Beijing, yes, the capital of China, was flooded by a tremendous amount of precipitation in two days. Rains and floods in Vermont made the news.
Phoenix—I don’t know whose idea it was to name a city in a desert after a mythological bird that rose from the ashes—roasted with a month of high temperature that exceeded 110 every single day, with night time “lows” in the low 90s.
Unlike me, most of you have real jobs and lives to live, which is why you might have missed this news: “In coastal Iran on Tuesday, the heat index leaped as high as 158 degrees (70 Celsius), a level so extreme that it can test the ability of humans to survive outside for more than a few hours.”
In recent days, Persian Gulf sea surface temperatures have risen as high as 97.6 degrees (36.4 Celsius), the highest in 20 years of satellite data at this time of year. The hot tub-like waters are similar to those recently observed near the Florida Keys as oceans worldwide set records for warmth.
What? You have stopped smoking whatever it was and are now paying attention?
A politician, a dull and boring policy wonk, the kind that always draws my attention, who lost the presidential election after the US Supreme Court selected the President, would have plenty to say about all these. I am surprised, but not really surprised, that we do not hear a lot from him.
In the US, until the former guy came along, we led a life with an understanding that one-term Presidents and those who lost the presidential elections would walk away from the spotlight and teach and write books or whatever. Sure, historians will point to examples from the past about candidates who came back like the phoenix—the bird that is—but that is history. I mean, did you ever wonder what Michael Dukakis did after he lost to George H. W. Bush?
So, who cares about Al Gore, right?
Some of us do.
The NY Times reported on a conversation with Gore:
We can’t always say that a specific weather event was caused by climate change, but it is making certain extremes more likely. And this summer, the extreme weather chaos that Gore predicted in “An Inconvenient Truth” seems to have arrived all at once.
“Every night on the TV news is like taking a nature hike through the Book of Revelation,” Gore said.

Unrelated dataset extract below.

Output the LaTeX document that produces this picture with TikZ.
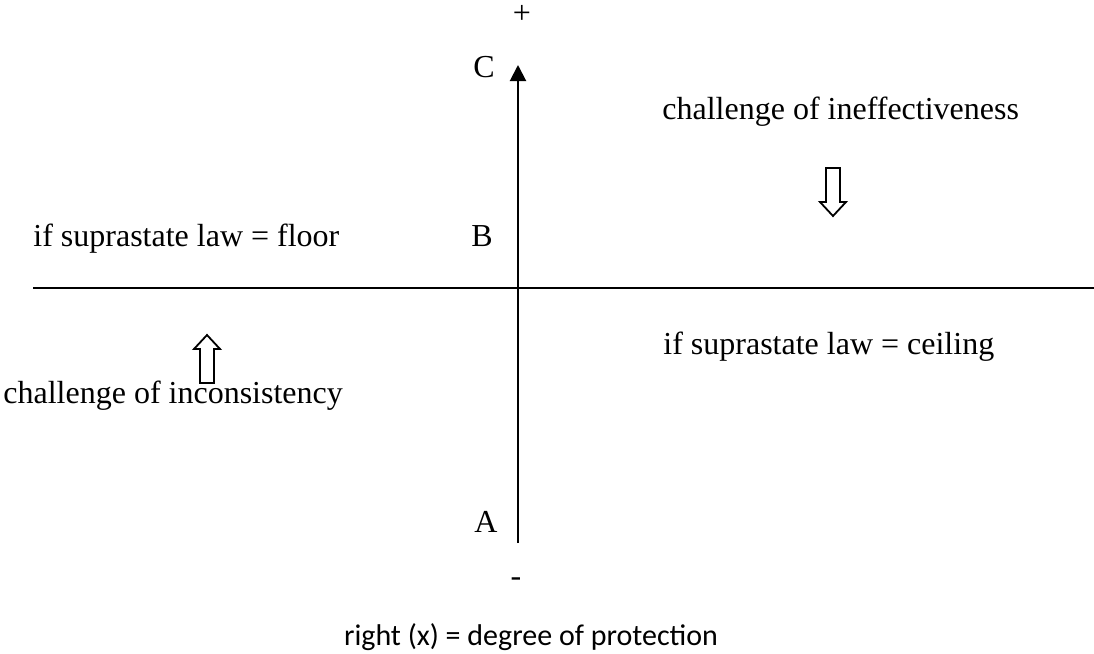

But, what if “a nature hike through the Book of Revelation” is what some would like to happen as soon as possible?
The latest installment of “Enlighten Me” that Rachel Martin has been serving on NPR featured a Canadian with an interesting background:
[Patty] Krawec's mom's side of her family is German and Ukrainian. They migrated to the Niagara region in Canada in the early 1950s, and Krawec was raised in a white evangelical Christian church, while her father's family is Indigenous, from the Ojibwe people.
The conversation is thoughtful and I urge you to listen to it in full. In the context of this post, take a look at this excerpt:
Martin: You write in your book, and this really grabbed me, that Christians are "unmoored, landless people." Can you say more about that?
Krawec: Yeah. Christians have this focus on the afterlife and getting there, and they're not thinking about the impacts on the world around them which disconnects them from land and from the trees and from the water. It means it doesn't matter how we treat those things because they're just there for us to use and we will use something else when that's used up.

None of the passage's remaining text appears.